__Work to be completed__: List each line in which the string "chart" appears.

— START OF Data extract —

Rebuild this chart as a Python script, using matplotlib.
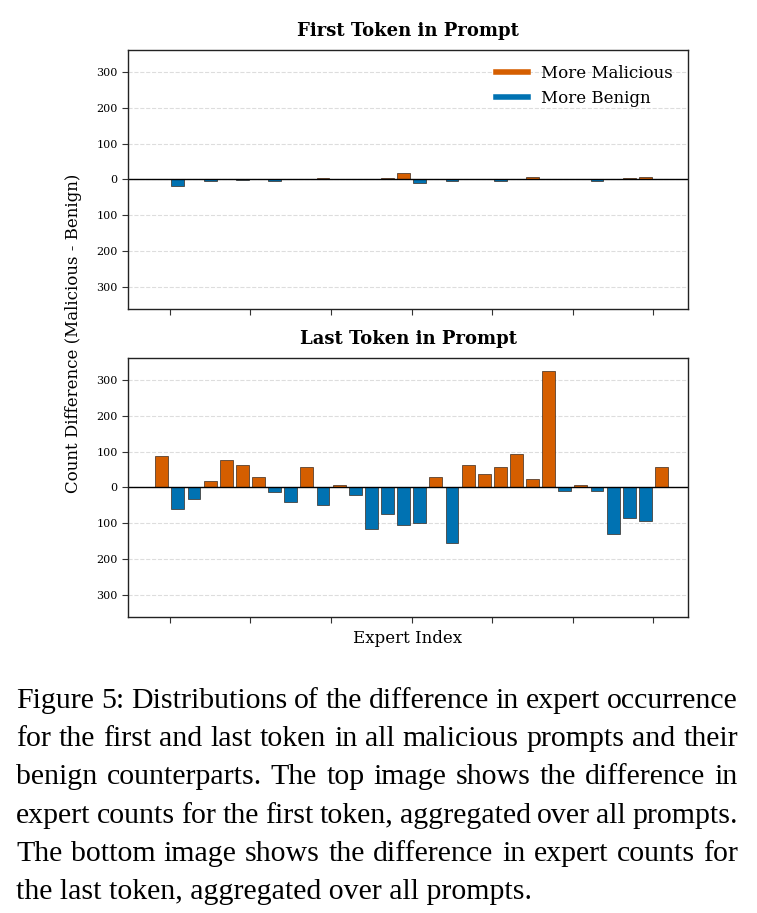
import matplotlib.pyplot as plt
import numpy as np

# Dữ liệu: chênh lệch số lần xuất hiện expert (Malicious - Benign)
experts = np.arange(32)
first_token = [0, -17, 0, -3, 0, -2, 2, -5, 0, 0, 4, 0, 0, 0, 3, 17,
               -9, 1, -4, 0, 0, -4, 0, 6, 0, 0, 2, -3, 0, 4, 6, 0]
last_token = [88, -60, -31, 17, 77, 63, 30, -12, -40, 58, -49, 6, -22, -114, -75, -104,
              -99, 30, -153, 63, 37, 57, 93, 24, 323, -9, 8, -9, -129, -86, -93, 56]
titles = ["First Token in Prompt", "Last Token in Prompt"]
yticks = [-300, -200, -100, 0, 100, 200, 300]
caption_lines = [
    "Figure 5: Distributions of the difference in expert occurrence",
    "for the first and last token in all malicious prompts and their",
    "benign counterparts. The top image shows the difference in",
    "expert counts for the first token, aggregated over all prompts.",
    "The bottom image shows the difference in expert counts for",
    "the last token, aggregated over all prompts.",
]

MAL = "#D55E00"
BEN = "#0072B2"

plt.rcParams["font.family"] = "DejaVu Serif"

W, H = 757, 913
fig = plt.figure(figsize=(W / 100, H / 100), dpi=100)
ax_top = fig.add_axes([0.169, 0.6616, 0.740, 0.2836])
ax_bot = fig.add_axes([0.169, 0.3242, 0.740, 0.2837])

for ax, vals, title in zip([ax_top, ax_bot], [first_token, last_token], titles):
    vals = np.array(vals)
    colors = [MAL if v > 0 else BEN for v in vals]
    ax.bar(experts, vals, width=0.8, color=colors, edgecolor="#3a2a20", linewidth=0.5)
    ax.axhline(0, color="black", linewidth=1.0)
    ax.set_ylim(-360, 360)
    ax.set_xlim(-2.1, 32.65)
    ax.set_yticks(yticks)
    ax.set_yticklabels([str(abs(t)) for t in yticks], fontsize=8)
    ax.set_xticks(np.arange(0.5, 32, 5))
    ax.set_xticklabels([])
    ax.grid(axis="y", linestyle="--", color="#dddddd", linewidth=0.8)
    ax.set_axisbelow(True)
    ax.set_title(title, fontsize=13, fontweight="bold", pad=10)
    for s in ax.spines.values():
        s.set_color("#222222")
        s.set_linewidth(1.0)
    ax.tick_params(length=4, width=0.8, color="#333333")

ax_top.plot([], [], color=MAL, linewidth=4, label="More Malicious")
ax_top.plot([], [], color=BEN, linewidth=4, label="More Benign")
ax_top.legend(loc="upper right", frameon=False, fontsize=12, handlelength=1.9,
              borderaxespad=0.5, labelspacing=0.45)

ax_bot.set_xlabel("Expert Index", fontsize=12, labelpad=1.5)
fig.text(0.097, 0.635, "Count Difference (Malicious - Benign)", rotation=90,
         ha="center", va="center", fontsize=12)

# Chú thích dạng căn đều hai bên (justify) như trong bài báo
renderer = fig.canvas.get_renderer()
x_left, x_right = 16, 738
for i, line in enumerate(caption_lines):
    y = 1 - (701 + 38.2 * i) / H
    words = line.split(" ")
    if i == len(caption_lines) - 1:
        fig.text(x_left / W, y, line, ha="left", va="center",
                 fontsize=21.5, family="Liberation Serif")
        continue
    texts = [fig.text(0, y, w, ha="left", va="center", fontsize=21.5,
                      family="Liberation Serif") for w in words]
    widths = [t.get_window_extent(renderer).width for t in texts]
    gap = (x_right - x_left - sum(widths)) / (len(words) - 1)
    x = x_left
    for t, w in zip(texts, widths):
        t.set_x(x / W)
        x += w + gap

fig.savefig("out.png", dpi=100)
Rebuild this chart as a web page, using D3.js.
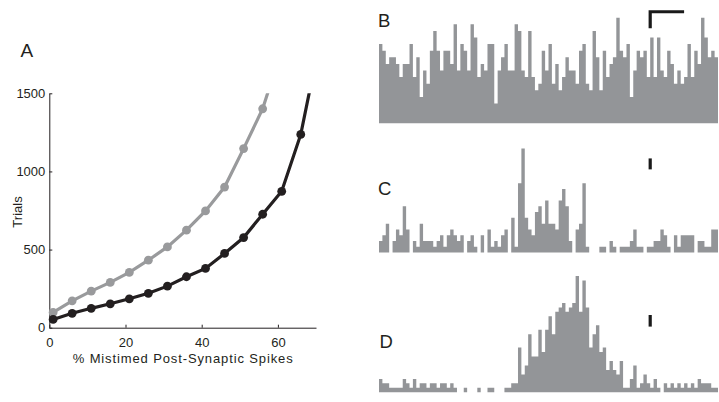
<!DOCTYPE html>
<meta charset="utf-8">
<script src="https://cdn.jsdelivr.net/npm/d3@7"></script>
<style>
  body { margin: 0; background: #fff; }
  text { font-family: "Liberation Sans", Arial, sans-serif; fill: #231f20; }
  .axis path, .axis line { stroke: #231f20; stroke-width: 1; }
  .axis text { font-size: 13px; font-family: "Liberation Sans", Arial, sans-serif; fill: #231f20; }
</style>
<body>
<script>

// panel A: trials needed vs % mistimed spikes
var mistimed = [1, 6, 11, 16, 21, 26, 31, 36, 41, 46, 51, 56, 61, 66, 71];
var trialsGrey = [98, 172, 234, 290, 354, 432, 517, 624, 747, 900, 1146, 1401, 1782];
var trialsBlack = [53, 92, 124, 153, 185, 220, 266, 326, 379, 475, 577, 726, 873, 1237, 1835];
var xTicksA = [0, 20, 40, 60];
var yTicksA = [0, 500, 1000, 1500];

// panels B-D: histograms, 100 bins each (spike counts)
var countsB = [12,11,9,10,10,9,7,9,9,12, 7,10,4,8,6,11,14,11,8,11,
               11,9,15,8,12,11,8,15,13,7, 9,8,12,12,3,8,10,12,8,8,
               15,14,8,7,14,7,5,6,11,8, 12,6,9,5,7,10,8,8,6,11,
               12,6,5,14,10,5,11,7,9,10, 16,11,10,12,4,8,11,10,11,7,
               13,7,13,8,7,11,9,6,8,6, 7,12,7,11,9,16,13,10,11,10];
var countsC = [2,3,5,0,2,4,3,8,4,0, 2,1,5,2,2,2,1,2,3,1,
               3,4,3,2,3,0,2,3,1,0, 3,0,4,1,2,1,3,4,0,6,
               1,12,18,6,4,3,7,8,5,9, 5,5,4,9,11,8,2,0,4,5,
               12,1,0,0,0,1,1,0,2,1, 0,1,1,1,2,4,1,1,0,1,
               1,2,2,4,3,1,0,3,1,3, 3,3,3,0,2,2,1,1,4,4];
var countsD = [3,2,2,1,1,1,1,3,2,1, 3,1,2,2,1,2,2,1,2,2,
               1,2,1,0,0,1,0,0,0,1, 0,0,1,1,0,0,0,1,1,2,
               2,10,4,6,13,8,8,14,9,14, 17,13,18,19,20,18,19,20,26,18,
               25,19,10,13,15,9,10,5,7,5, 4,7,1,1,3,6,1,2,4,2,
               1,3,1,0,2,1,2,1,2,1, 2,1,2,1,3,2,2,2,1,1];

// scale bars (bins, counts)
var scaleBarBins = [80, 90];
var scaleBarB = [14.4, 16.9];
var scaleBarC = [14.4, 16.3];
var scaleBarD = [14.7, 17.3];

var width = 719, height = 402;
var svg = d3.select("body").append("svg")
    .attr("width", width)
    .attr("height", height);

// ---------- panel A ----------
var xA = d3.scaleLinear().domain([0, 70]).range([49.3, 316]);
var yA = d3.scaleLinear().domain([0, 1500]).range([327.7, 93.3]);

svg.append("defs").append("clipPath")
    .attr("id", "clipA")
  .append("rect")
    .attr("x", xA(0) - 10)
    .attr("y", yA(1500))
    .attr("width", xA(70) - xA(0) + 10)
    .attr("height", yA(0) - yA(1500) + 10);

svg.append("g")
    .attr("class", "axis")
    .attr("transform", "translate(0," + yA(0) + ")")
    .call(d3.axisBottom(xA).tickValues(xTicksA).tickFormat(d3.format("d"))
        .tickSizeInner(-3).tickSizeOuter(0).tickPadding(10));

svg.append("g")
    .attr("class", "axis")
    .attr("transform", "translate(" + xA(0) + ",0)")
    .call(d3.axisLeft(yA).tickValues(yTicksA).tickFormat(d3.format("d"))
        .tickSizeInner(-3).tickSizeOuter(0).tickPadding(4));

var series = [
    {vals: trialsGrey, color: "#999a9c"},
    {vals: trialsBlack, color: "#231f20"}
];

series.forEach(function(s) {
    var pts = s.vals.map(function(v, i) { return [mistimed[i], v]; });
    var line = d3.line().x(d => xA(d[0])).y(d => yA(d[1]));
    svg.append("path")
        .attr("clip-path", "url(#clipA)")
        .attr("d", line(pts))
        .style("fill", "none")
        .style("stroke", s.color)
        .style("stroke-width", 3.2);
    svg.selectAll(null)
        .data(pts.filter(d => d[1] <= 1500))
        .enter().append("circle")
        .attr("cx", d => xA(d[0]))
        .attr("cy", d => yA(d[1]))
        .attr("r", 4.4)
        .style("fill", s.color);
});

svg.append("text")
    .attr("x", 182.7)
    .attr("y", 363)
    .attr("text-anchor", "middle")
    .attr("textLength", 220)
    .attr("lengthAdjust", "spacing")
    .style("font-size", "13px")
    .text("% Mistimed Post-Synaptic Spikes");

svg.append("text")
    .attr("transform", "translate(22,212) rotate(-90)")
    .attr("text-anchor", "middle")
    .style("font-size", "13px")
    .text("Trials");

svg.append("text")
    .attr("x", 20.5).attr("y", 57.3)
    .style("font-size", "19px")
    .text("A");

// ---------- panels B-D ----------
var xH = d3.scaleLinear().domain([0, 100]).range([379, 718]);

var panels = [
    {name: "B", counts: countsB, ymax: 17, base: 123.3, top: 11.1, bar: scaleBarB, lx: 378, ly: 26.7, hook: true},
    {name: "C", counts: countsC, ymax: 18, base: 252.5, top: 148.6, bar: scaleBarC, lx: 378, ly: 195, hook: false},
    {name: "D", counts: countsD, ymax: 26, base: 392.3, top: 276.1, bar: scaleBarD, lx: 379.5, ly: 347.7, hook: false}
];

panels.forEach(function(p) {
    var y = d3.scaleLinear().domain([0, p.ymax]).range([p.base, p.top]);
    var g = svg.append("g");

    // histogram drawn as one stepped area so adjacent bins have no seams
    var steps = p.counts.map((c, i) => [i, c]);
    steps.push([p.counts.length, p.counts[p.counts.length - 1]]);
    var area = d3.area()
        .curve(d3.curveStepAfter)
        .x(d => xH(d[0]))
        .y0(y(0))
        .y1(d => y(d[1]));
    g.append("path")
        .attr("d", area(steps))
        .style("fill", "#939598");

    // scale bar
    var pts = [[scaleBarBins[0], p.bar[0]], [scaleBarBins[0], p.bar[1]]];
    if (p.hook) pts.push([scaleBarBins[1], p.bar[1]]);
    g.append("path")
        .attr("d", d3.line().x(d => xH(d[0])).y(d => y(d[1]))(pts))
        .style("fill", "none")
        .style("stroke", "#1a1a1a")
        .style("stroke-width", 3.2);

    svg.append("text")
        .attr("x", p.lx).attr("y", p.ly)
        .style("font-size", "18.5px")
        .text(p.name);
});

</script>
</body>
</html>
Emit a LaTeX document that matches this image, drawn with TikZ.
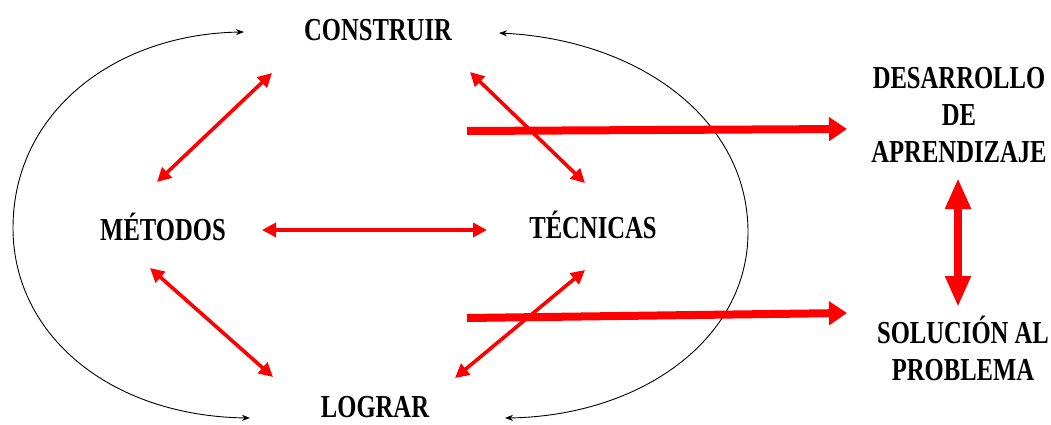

— END OF Data extract —

__Exercise response__:
Rebuild this chart as a Python script, using matplotlib.
Rebuild this chart as a web page, using D3.js.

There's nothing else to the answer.